Brown’s 2012-13 budget plan, released in January, features a removal of $12.5 billion from spending, including a reduction of $1.5 billion from California Work Opportunity and Responsibility to Kids (CalWORKS).
These cuts will result in a new limit that will give welfare services to applicants for only two years instead of the four years applicants were given before, said Michael Weston, Spokesperson of the California Department of Social Services (CDSS). This change is not a change of focus, but more of a change of structure, Westo nsaid.
“What we have here is that after 24 months, the adult can still continue aid if they are still eligible. Instead of the 48 months, it will be 24 months,” Weston said.
Weston also explained that the reason for this change is in order to “balance needs and resources.”
“You have a situation where the needs are large, and the government has limited resources for that need,” he said. “The options are limited, and we have to face reality when decisions like these have to be made.”
With 3.9 percent of the state receiving CalWORKS, recipients will have to worry about losing food stamps and other CalWORKS resources, but Weston reassures child resources will not be affected by these cuts.
“The child portion of CalWORKS will always be funded,” Weston said.
Jessica Godoy, a 20-year-old mother of two, is a recipient of welfare and does not expect these changes to impact her completely.
“I don’t think it would really affect me,” she said. “Since I’m doing really bad with money, I should still be able to get welfare.”
This is not the first time CalWORKS has been in danger. Former Governor of California, Arnold Schwarzenegger, had previously proposed to eliminate CalWORKS during his time in office. In Governor Brown’s budget plan, which can be found on his website, explains that “The budget that I am submitting today keeps the cuts made last year and adds new ones. The stark truth is that without some new taxes, damaging cuts to schools, universities, public safety and our courts will only increase. It restructures social service programs to better support working families.”

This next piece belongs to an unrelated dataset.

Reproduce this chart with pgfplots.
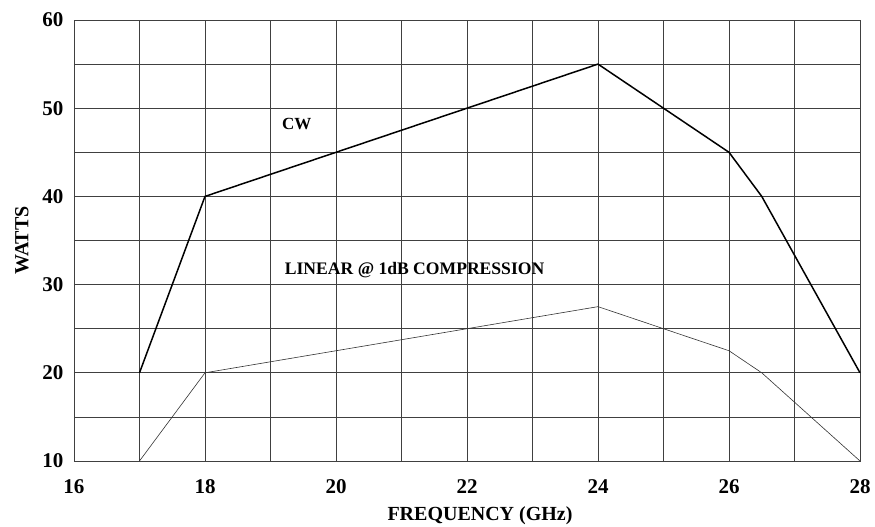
\documentclass[border=0pt]{standalone}
\usepackage{fontspec}
\setmainfont{Liberation Serif}
\usepackage{pgfplots}
\pgfplotsset{compat=1.18}
\begin{document}
\begin{tikzpicture}[x=1pt,y=1pt]
\begin{axis}[
  name=ax,
  scale only axis,
  width=786pt, height=441pt,
  xmin=16, xmax=28, ymin=10, ymax=60,
  xtick={16,18,...,28}, ytick={10,20,...,60},
  minor x tick num=1, minor y tick num=1,
  grid=both,
  major grid style={black!75, line width=0.8pt},
  minor grid style={black!75, line width=0.8pt},
  axis line style={black!75, line width=0.8pt},
  major tick length=0pt, minor tick length=0pt,
  tick label style={font=\fontsize{21}{25}\selectfont\bfseries},
  /pgf/number format/assume math mode=true,
  xticklabel style={yshift=-15pt},
  yticklabel style={xshift=-7pt},
  clip=false,
]
\addplot[black, line width=1.5pt] coordinates {(17,20) (18,40) (24,55) (26,45) (26.5,40) (28,20)};
\addplot[black!80, line width=0.6pt] coordinates {(17,10) (18,20) (24,27.5) (26,22.5) (26.5,20) (28,10)};
\node[font=\fontsize{17}{20}\selectfont\bfseries] at (axis cs:19.4,48.2) {CW};
\node[font=\fontsize{17.6}{20}\selectfont\bfseries] at (axis cs:21.2,31.6) {LINEAR @ 1dB COMPRESSION};
\end{axis}
\node[font=\fontsize{20}{24}\selectfont\bfseries, rotate=90] at ([xshift=-52pt]ax.west) {WATTS};
\node[font=\fontsize{20}{24}\selectfont\bfseries] at ([xshift=13pt,yshift=-55pt]ax.south) {FREQUENCY (GHz)};
\pgfresetboundingbox
\path ([xshift=-74pt,yshift=-66pt]ax.south west) rectangle ([xshift=15pt,yshift=20pt]ax.north east);
\end{tikzpicture}
\end{document}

Graduate student and substitute teacher at Sylmar High School, Rachel Lewis, believes that because of the economy, the changes are a bit harsh but there are some sense to the new welfare limit.
“As a student and as someone who works with students, I hear a lot of students say, ‘Oh this doesn’t matter, I will just go on welfare,’ and I can see why they would only make it two years. Four years is a lot of time,” said Lewis.
The two-year limit will need to be approved by the state’s Legislature in order to take effect, Weston said.
“If the Legislature approves it, then it will go back to the governor, who will have to sign it,” Weston said. “If this all goes through, then this can take affect by July 1.”
If the proposal does take effect, the state should try to prepare current welfare recipients through this shift, said Wendy Yost, part-time faculty in recreation and tourism management.
“I think in any adjustment like this, the government should provide a transition plan,” Yost said. “This may not affect the new people who want to go on welfare as much as it will affect the people who are already on welfare and believe they still have a year or two to work things out, when they might actually not.”